The publication or dissemination of this notice in countries other than Italy may be subject to restrictions under the applicable law and, therefore, any person subject to the laws of any country other than Italy is required to independently acquire information about any restrictions under applicable laws and regulations and ensure that he, she or it complies with them. Any failure to comply with these
restrictions may constitute a violation of the applicable law of the relevant country. To the maximum extent permitted by applicable law, the persons involved in the Offer shall be deemed to be exempted from any liability or adverse effect that might arise from the breach of the aforementioned restrictions by such persons.
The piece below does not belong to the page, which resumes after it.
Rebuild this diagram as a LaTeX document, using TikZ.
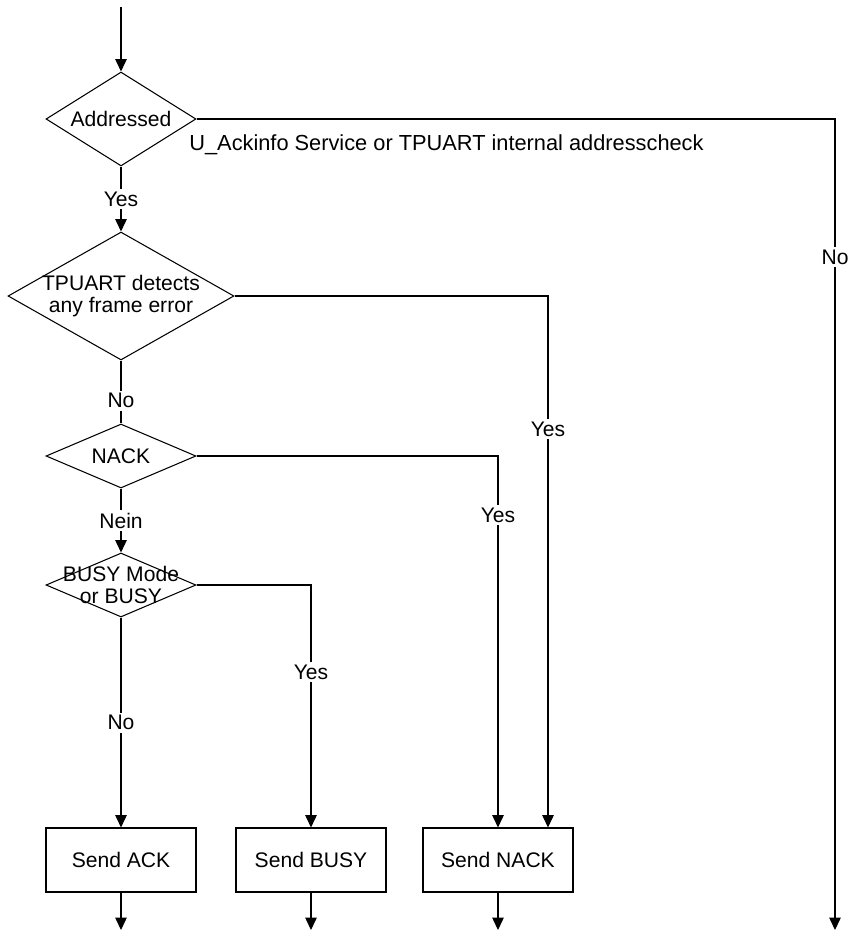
\documentclass[tikz,border=0pt]{standalone}
\usepackage{fontspec}
\setmainfont{Liberation Sans}
\usetikzlibrary{shapes.geometric,positioning,arrows.meta,calc}

\begin{document}
\begin{tikzpicture}[x=0.02cm,y=-0.02cm,font=\fontsize{12}{13}\selectfont,line width=0.6pt,
    decision/.style={diamond, draw, inner sep=0pt},
    action/.style={rectangle, draw, minimum width=3cm, minimum height=1.28cm},
    lbl/.style={fill=white, inner sep=1.5pt},
    arr/.style={-{Triangle[length=7pt,width=6.5pt]}}]
\useasboundingbox (0,0) rectangle (852,937);
\coordinate (start) at (121,7);
\node[decision, minimum width=3cm, minimum height=1.88cm, label={center:Addressed}] (addr) at (121,119) {};
\node[decision, minimum width=4.52cm, minimum height=2.56cm,
      label={[align=center]center:{TPUART detects\\any frame error}}] (tpuart) at (121,296) {};
\node[decision, minimum width=3cm, minimum height=1.28cm, label={center:NACK}] (nack) at (121,456) {};
\node[decision, minimum width=3cm, minimum height=1.28cm,
      label={[align=center]center:{BUSY Mode\\or BUSY}}] (busy) at (121,585) {};
\node[action] (sendack) at (121,860) {Send ACK};
\node[action] (sendbusy) at (311,860) {Send BUSY};
\node[action] (sendnack) at (498,860) {Send NACK};
\node[anchor=west, font=\fontsize{12.4}{13}\selectfont] (svc) at (183,145) {U\_Ackinfo Service or TPUART internal addresscheck};
\coordinate (errin) at ($(sendnack.north)+(50,0)$);
\coordinate (outack) at (121,930);
\coordinate (outbusy) at (311,930);
\coordinate (outnack) at (498,930);
\coordinate (outno) at (835,930);
% main column
\draw[arr] (start) -- (addr.north);
\draw[arr] (addr.south) -- node[lbl]{Yes} (tpuart.north);
\draw (tpuart.south) -- node[lbl, pos=0.64]{No} (nack.north);
\draw[arr] (nack.south) -- node[lbl]{Nein} (busy.north);
\draw[arr] (busy.south) -- node[lbl]{No} (sendack.north);
% branches
\draw[arr] (busy.east) -| node[lbl, pos=0.68]{Yes} (sendbusy.north);
\draw[arr] (nack.east) -| node[lbl, pos=0.58]{Yes} (sendnack.north);
\draw[arr] (tpuart.east) -| node[lbl, pos=0.625]{Yes} (errin);
\draw[arr] (addr.east) -| node[lbl, pos=0.585]{No} (outno);
% outputs
\draw[arr] (sendack.south) -- (outack);
\draw[arr] (sendbusy.south) -- (outbusy);
\draw[arr] (sendnack.south) -- (outnack);
\end{tikzpicture}
\end{document}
This notice has been prepared in accordance with Italian law and the information disclosed herein may be different from that which would have been disclosed had the notice been prepared in accordance with the laws of countries other than Italy.
No copy of this notice or any other document relating to the Offer shall be, nor may be, sent by post or otherwise forwarded or distributed in any or from any countries in which the provisions of local laws might give rise to civil, criminal or regulatory risks if information concerning the Offer is transmitted or made available to shareholders of Be Shaping The Future S.p.A. in such country or in any other countries where such conduct would constitute a violation of the laws of such country and any person receiving such documents (including as custodian or trustee) is required not to post or otherwise transmit or distribute the same to or from such country.